In the National Review Online, James Bowman argues that Marx does influence us all in our political language.
when Mark Leibovich in the Washington Post says that the news from WorldCom is "yet another body blow to our national faith in capitalism triumphant," we have to wonder if the defenders of "capitalism" shouldn't consider the dangers of using their enemy's vocabulary. For "capitalism," as a man from Mars unfamiliar with the terms of political debate in the 20th century would have to conclude, is simply the socialist word for life.

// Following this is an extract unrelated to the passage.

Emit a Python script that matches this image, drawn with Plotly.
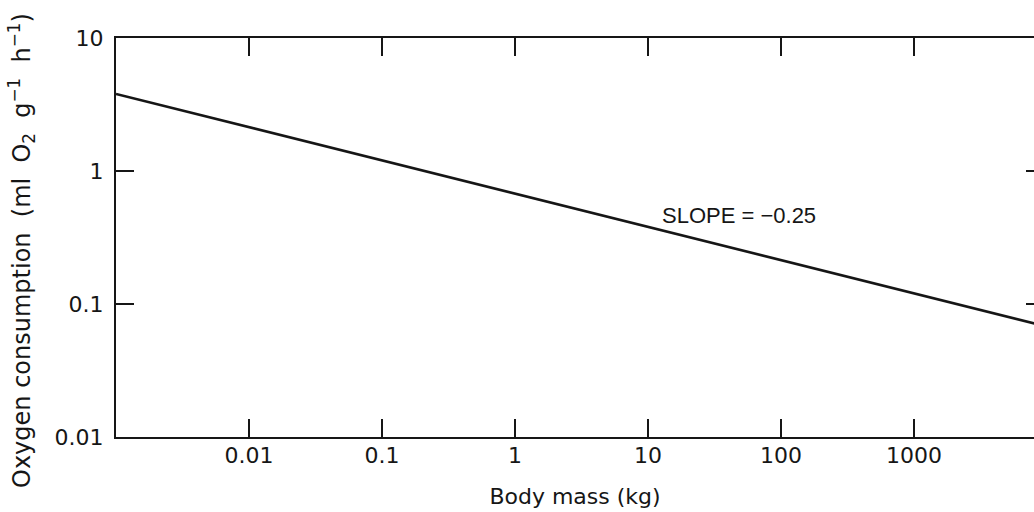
import plotly.graph_objects as go

# Data
body_mass_kg = [0.001, 10000]
oxygen_consumption = [3.8, 0.0676]
x_tick_vals = [0.01, 0.1, 1, 10, 100, 1000]
x_tick_text = ["0.01", "0.1", "1", "10", "100", "1000"]
y_tick_vals = [0.01, 0.1, 1, 10]
y_tick_text = ["0.01", "0.1", "1", "10"]
slope_label = "SLOPE = \u22120.25"
x_title = "Body mass (kg)"
y_title = ("Oxygen consumption\u00a0 (ml\u00a0 O<sub>2</sub>\u00a0 g<sup>\u22121</sup>\u00a0 "
           "h<sup>\u22121</sup>)")

FONT = "DejaVu Sans, Verdana, sans-serif"
FONT2 = "Liberation Sans, Arial, Helvetica, sans-serif"
INK = "#161616"

fig = go.Figure()
fig.add_trace(go.Scatter(
    x=body_mass_kg, y=oxygen_consumption, mode="lines",
    line=dict(color=INK, width=2.6), showlegend=False, hoverinfo="skip",
))
# invisible trace carrying the top and right-hand tick marks
fig.add_trace(go.Scatter(
    x=body_mass_kg, y=oxygen_consumption, mode="lines", xaxis="x2", yaxis="y2",
    line=dict(color="rgba(0,0,0,0)", width=0), showlegend=False, hoverinfo="skip",
))

tick_style = dict(ticks="inside", tickwidth=1.8, tickcolor=INK,
                  showgrid=False, zeroline=False)

fig.update_layout(
    width=1034, height=512,
    margin=dict(l=116, r=0, t=38, b=75),
    paper_bgcolor="white", plot_bgcolor="white",
    font=dict(family=FONT, size=22, color=INK),
    xaxis=dict(
        type="log", range=[-3, 3.902],
        tickvals=x_tick_vals, ticktext=x_tick_text, ticklen=18,
        showline=True, linewidth=2.2, linecolor=INK, mirror=False,
        ticklabelstandoff=-3,
        title=dict(text=x_title, font=dict(size=22), standoff=22),
        tickfont=dict(size=22), **tick_style,
    ),
    xaxis2=dict(
        type="log", range=[-3, 3.902], overlaying="x", side="top", anchor="y2",
        tickvals=x_tick_vals, ticklen=18, showticklabels=False,
        showline=True, linewidth=2.2, linecolor=INK, **tick_style,
    ),
    yaxis=dict(
        type="log", range=[-2, 1],
        tickvals=y_tick_vals, ticktext=y_tick_text, ticklen=18,
        showline=True, linewidth=2.2, linecolor=INK, mirror=False,
        ticklabelstandoff=6,
        tickfont=dict(size=22), **tick_style,
    ),
    yaxis2=dict(
        type="log", range=[-2, 1], overlaying="y", side="right", anchor="x2",
        tickvals=y_tick_vals, ticklen=8, showticklabels=False, showline=False,
        **tick_style,
    ),
    annotations=[
        dict(x=1.09, y=-0.331, xref="x", yref="y", text=slope_label,
             showarrow=False, xanchor="left", yanchor="middle",
             font=dict(size=22, color=INK, family=FONT2)),
        dict(x=-0.1024, y=0.4687, xref="paper", yref="paper", text=y_title,
             textangle=-90, showarrow=False, xanchor="center", yanchor="middle",
             font=dict(size=24, color=INK, family=FONT)),
    ],
)

fig.write_html("out.html", config={"displayModeBar": False},
               post_script="document.body.style.margin='0';")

Or, to put it another way, this supposed "system" of capitalism is simply the way things are, baby - even under "socialism," as the inevitable black markets in socialist countries bear witness. To give this fundamental economic reality its socialist name, to call it an "ism" and speak of that "ism" as a "system" implies that there is some alternative to it

An interesting piece, but ultimately wrong. "Capitalism" is the economics that spring up from private property. It is not "life", except insofar as we accept liberty as a default state which is so obvious as to be unchallengeable. But clearly liberty is challenged by many political ideas. The fact that "capitalism" of a sort exists even under socialist systems does not mean it's "the way things are". It means that the socialist system, for one reason or another, has not seen fit to extinguish defacto private property in some particular segment of the economy.

The economic results that grow from private property stand in stark contrast to the economic results that grow from public property. Succinctly, private property is good; public property, bad. And thus it is important and worthwhile to have words, "capitalism" and "socialism", to use to contrast to such ideas. One could, I suppose, instead say "the system of natural liberty and its economic aspects", or something like that. But hey, we have the word. Why not use it? Indeed, given that it is a compact description of a complex thing, we will never expurgate it from the language.

As for the idea that the ideological enemy is shaping the discourse, I think that is only true if we, the defenders of liberty, let it be true. I use "capitalism" myself all the time, without irony, as a good, desirable, and even wonderful thing. As in, "look at all these brands of cereal! Ain't capitalism great?!" Capitalism is great, and we ought to say so. Anyone who thinks otherwise is either uneducated in economics, or an idiot.